- **DATA LINES**
--
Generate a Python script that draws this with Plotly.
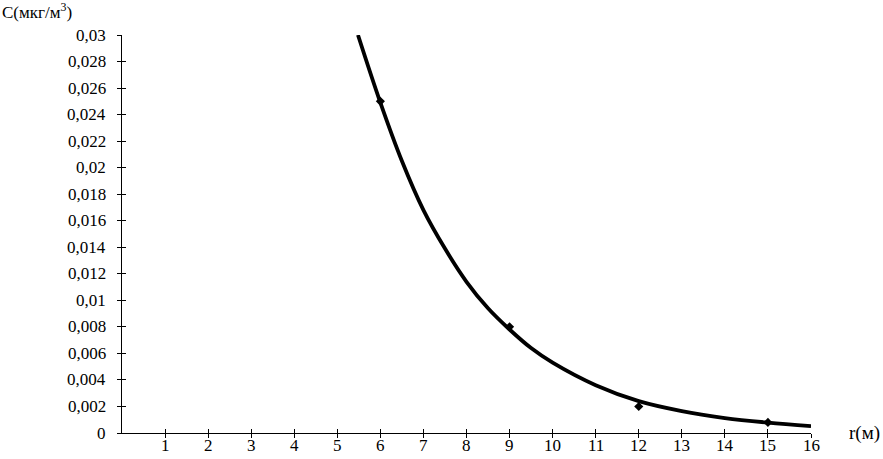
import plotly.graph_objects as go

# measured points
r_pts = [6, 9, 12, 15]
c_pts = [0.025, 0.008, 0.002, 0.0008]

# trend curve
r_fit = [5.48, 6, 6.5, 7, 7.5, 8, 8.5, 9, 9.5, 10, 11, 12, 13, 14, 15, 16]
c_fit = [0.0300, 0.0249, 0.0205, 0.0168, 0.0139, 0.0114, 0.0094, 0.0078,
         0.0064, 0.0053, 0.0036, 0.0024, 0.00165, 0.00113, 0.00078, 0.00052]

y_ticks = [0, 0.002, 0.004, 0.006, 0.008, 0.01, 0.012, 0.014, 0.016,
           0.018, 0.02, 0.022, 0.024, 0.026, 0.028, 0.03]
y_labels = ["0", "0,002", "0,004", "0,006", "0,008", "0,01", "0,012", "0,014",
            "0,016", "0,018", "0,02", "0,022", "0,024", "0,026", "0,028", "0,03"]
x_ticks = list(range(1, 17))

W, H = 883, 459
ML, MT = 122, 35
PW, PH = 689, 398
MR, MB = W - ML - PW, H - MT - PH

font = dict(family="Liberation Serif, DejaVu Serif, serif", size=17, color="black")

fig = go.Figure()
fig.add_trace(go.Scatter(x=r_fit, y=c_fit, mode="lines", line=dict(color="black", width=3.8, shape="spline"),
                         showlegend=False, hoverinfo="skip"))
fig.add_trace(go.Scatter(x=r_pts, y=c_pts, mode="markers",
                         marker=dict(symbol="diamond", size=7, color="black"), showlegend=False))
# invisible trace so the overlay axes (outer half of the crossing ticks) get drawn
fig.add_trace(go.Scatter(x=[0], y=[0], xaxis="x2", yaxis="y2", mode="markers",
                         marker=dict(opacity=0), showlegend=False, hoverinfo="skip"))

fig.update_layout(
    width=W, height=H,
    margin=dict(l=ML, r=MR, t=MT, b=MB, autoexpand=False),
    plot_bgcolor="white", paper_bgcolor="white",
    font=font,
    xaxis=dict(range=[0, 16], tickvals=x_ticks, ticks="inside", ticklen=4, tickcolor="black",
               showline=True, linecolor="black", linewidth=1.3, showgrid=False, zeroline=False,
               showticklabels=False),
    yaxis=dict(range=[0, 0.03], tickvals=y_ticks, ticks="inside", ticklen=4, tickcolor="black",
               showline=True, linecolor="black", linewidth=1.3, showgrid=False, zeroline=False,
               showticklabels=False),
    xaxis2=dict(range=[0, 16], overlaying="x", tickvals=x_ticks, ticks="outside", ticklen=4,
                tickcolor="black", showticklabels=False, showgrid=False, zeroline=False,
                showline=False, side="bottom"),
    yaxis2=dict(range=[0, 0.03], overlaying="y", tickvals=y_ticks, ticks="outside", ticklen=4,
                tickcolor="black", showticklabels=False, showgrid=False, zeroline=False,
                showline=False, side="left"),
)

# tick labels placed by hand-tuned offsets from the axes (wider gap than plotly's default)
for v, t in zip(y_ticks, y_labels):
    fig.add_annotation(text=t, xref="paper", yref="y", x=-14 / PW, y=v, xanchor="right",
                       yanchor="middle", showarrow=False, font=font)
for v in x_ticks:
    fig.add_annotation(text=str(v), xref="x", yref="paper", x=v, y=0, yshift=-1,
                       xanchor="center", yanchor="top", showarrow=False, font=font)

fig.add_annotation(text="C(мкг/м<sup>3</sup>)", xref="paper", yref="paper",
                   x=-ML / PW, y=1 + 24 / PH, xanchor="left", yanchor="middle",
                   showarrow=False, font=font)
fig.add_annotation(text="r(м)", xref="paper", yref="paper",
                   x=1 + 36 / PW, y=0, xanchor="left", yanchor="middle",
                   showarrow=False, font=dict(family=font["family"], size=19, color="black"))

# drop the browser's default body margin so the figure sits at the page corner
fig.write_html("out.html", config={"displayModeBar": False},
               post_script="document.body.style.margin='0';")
--
- **DIRECTIONS**
In this exercise, set down all of the data exactly, without the pictures.

- **SOLUTION**
Generate a Python script that draws this with Plotly.
import plotly.graph_objects as go

# measured points
r_pts = [6, 9, 12, 15]
c_pts = [0.025, 0.008, 0.002, 0.0008]

# trend curve
r_fit = [5.48, 6, 6.5, 7, 7.5, 8, 8.5, 9, 9.5, 10, 11, 12, 13, 14, 15, 16]
c_fit = [0.0300, 0.0249, 0.0205, 0.0168, 0.0139, 0.0114, 0.0094, 0.0078,
         0.0064, 0.0053, 0.0036, 0.0024, 0.00165, 0.00113, 0.00078, 0.00052]

y_ticks = [0, 0.002, 0.004, 0.006, 0.008, 0.01, 0.012, 0.014, 0.016,
           0.018, 0.02, 0.022, 0.024, 0.026, 0.028, 0.03]
y_labels = ["0", "0,002", "0,004", "0,006", "0,008", "0,01", "0,012", "0,014",
            "0,016", "0,018", "0,02", "0,022", "0,024", "0,026", "0,028", "0,03"]
x_ticks = list(range(1, 17))

W, H = 883, 459
ML, MT = 122, 35
PW, PH = 689, 398
MR, MB = W - ML - PW, H - MT - PH

font = dict(family="Liberation Serif, DejaVu Serif, serif", size=17, color="black")

fig = go.Figure()
fig.add_trace(go.Scatter(x=r_fit, y=c_fit, mode="lines", line=dict(color="black", width=3.8, shape="spline"),
                         showlegend=False, hoverinfo="skip"))
fig.add_trace(go.Scatter(x=r_pts, y=c_pts, mode="markers",
                         marker=dict(symbol="diamond", size=7, color="black"), showlegend=False))
# invisible trace so the overlay axes (outer half of the crossing ticks) get drawn
fig.add_trace(go.Scatter(x=[0], y=[0], xaxis="x2", yaxis="y2", mode="markers",
                         marker=dict(opacity=0), showlegend=False, hoverinfo="skip"))

fig.update_layout(
    width=W, height=H,
    margin=dict(l=ML, r=MR, t=MT, b=MB, autoexpand=False),
    plot_bgcolor="white", paper_bgcolor="white",
    font=font,
    xaxis=dict(range=[0, 16], tickvals=x_ticks, ticks="inside", ticklen=4, tickcolor="black",
               showline=True, linecolor="black", linewidth=1.3, showgrid=False, zeroline=False,
               showticklabels=False),
    yaxis=dict(range=[0, 0.03], tickvals=y_ticks, ticks="inside", ticklen=4, tickcolor="black",
               showline=True, linecolor="black", linewidth=1.3, showgrid=False, zeroline=False,
               showticklabels=False),
    xaxis2=dict(range=[0, 16], overlaying="x", tickvals=x_ticks, ticks="outside", ticklen=4,
                tickcolor="black", showticklabels=False, showgrid=False, zeroline=False,
                showline=False, side="bottom"),
    yaxis2=dict(range=[0, 0.03], overlaying="y", tickvals=y_ticks, ticks="outside", ticklen=4,
                tickcolor="black", showticklabels=False, showgrid=False, zeroline=False,
                showline=False, side="left"),
)

# tick labels placed by hand-tuned offsets from the axes (wider gap than plotly's default)
for v, t in zip(y_ticks, y_labels):
    fig.add_annotation(text=t, xref="paper", yref="y", x=-14 / PW, y=v, xanchor="right",
                       yanchor="middle", showarrow=False, font=font)
for v in x_ticks:
    fig.add_annotation(text=str(v), xref="x", yref="paper", x=v, y=0, yshift=-1,
                       xanchor="center", yanchor="top", showarrow=False, font=font)

fig.add_annotation(text="C(мкг/м<sup>3</sup>)", xref="paper", yref="paper",
                   x=-ML / PW, y=1 + 24 / PH, xanchor="left", yanchor="middle",
                   showarrow=False, font=font)
fig.add_annotation(text="r(м)", xref="paper", yref="paper",
                   x=1 + 36 / PW, y=0, xanchor="left", yanchor="middle",
                   showarrow=False, font=dict(family=font["family"], size=19, color="black"))

# drop the browser's default body margin so the figure sits at the page corner
fig.write_html("out.html", config={"displayModeBar": False},
               post_script="document.body.style.margin='0';")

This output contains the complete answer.